WHAT THIS TASK INVOLVES. Without the pictures, output the lines of the material from the very first through the one that holds "plt.rcParams['hatch.color'] = '#444444'".
------------------------------------------------------------
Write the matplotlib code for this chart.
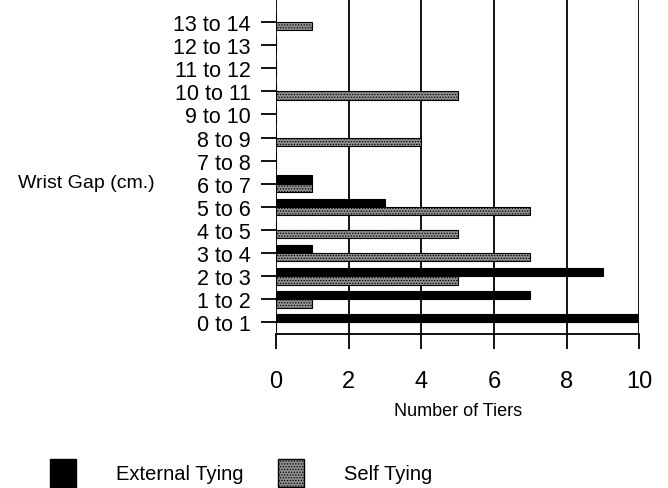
import matplotlib
matplotlib.use("Agg")
from matplotlib import pyplot as plt
from matplotlib.patches import Patch
import numpy as np

plt.rcParams['font.family'] = ['Liberation Sans', 'DejaVu Sans']
plt.rcParams['hatch.linewidth'] = 0.6
plt.rcParams['hatch.color'] = '#444444'

categories = ['0 to 1', '1 to 2', '2 to 3', '3 to 4', '4 to 5', '5 to 6', '6 to 7',
              '7 to 8', '8 to 9', '9 to 10', '10 to 11', '11 to 12', '12 to 13', '13 to 14']
external = [10, 7, 9, 1, 0, 3, 1, 0, 0, 0, 0, 0, 0, 0]
self_tying = [0, 1, 5, 7, 5, 7, 1, 0, 4, 0, 5, 0, 0, 1]
xticks = [0, 2, 4, 6, 8, 10]

fig = plt.figure(figsize=(6.68, 4.89), dpi=100)
ax = fig.add_axes([0.413, 0.315, 0.544, 0.683])

y = np.arange(len(categories))
h = 0.36
ax.barh(y + h / 2, external, height=h, color='black', edgecolor='black', linewidth=0.8)
ax.barh(y - h / 2, self_tying, height=h, color='#8f8f8f', edgecolor='black',
        linewidth=0.8, hatch='......')

ax.set_xlim(0, 10)
ax.set_ylim(-0.5, 13.95)
ax.set_xticks(xticks)
ax.set_yticks(y)
ax.set_yticklabels(categories, fontsize=15.5)
for x in xticks:
    ax.axvline(x, color='black', linewidth=1.3, zorder=0)

for s in ['top', 'right', 'left']:
    ax.spines[s].set_visible(False)
ax.spines['bottom'].set_linewidth(1.3)
ax.tick_params(axis='both', direction='out', width=1.3)
ax.tick_params(axis='x', labelsize=17, pad=15, length=11)
ax.tick_params(axis='y', pad=7, length=11)

ax.set_xlabel('Number of Tiers', fontsize=13, labelpad=7)
fig.text(0.027, 1 - 183 / 489, 'Wrist Gap (cm.)', fontsize=14, va='center', ha='left')

handles = [Patch(facecolor='black', edgecolor='black', label='External Tying'),
           Patch(facecolor='#8f8f8f', edgecolor='black', hatch='......', label='Self Tying')]
fig.legend(handles=handles, loc='lower left', bbox_to_anchor=(0.047, -0.034), ncol=2,
           frameon=False, fontsize=14.5, handlelength=1.3, handleheight=1.7,
           handletextpad=2.0, columnspacing=1.7)

fig.savefig('out.png', dpi=100)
------------------------------------------------------------
TASK RESULT.
Write the matplotlib code for this chart.
import matplotlib
matplotlib.use("Agg")
from matplotlib import pyplot as plt
from matplotlib.patches import Patch
import numpy as np

plt.rcParams['font.family'] = ['Liberation Sans', 'DejaVu Sans']
plt.rcParams['hatch.linewidth'] = 0.6
plt.rcParams['hatch.color'] = '#444444'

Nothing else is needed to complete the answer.